Finding all symmetrical matrices, such that zero solution is stable

Question

Determine all symmetrical real $n\times n $ matrices $A$ with the property, such that the zero solution of ODE $\dot{x}=A^2x$ is stable.
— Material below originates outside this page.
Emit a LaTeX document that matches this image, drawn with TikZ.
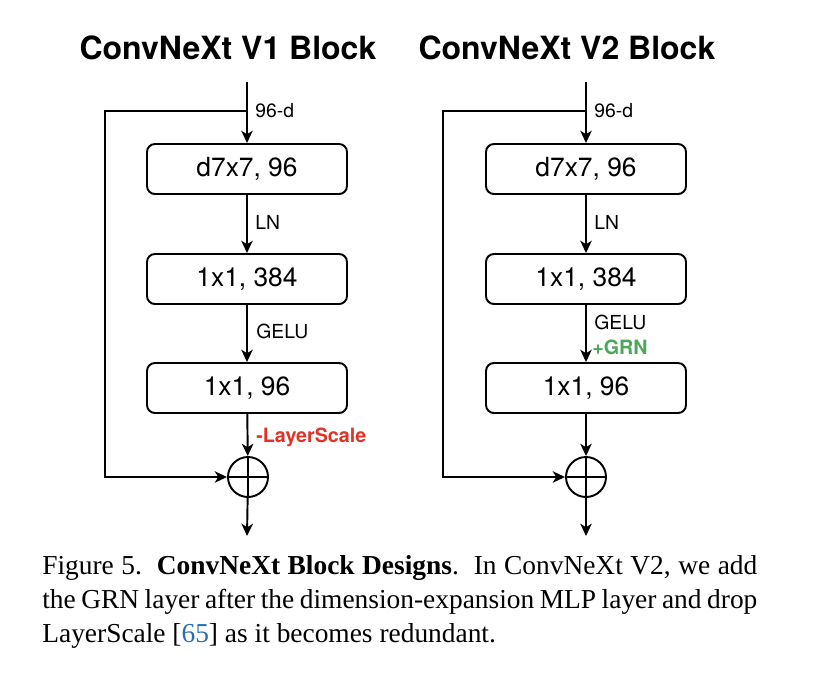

I am confused about how to approach this problem and I would appreciate any help.

Answer 1

The only such matrix is $A=0$. Any symmetric real matrix $A$ can be diagonalized by an orthogonal matrix $U$: $$ A=U^T D U,\quad D=\left(\begin{array}{ccc} \lambda_1&\ldots&0\\ \vdots&\ddots&\vdots\\ 0&\ldots&\lambda_n\\ \end{array}\right),\quad U U^T=I, $$ where $\lambda_1,\ldots,\lambda_n$ are the eigenvalues of $A$, $\lambda_1,\ldots,\lambda_n\in\mathbb R$. Then $$ A^2=U^T D UU^T D U=U^T D^2 U =U^T\left(\begin{array}{ccc} \lambda_1^2&\ldots&0\\ \vdots&\ddots&\vdots\\ 0&\ldots&\lambda_n^2\\ \end{array}\right)U $$ This means that the eigenvalues of $A^2$ are $\lambda_1^2,\ldots,\lambda_n^2$. If at least one of the eigenvalues of $A$, $\lambda_i$, is not equal to zero, then the corresponding eigenvalue of $A^2$ is $\lambda_i^2>0$ and the system $\dot x=A^2x$ is unstable. Thus, $\lambda_1=\ldots=\lambda_n=0$ and $A=0$ there is only one way for the system $\dot x=A^2x$ to be stable.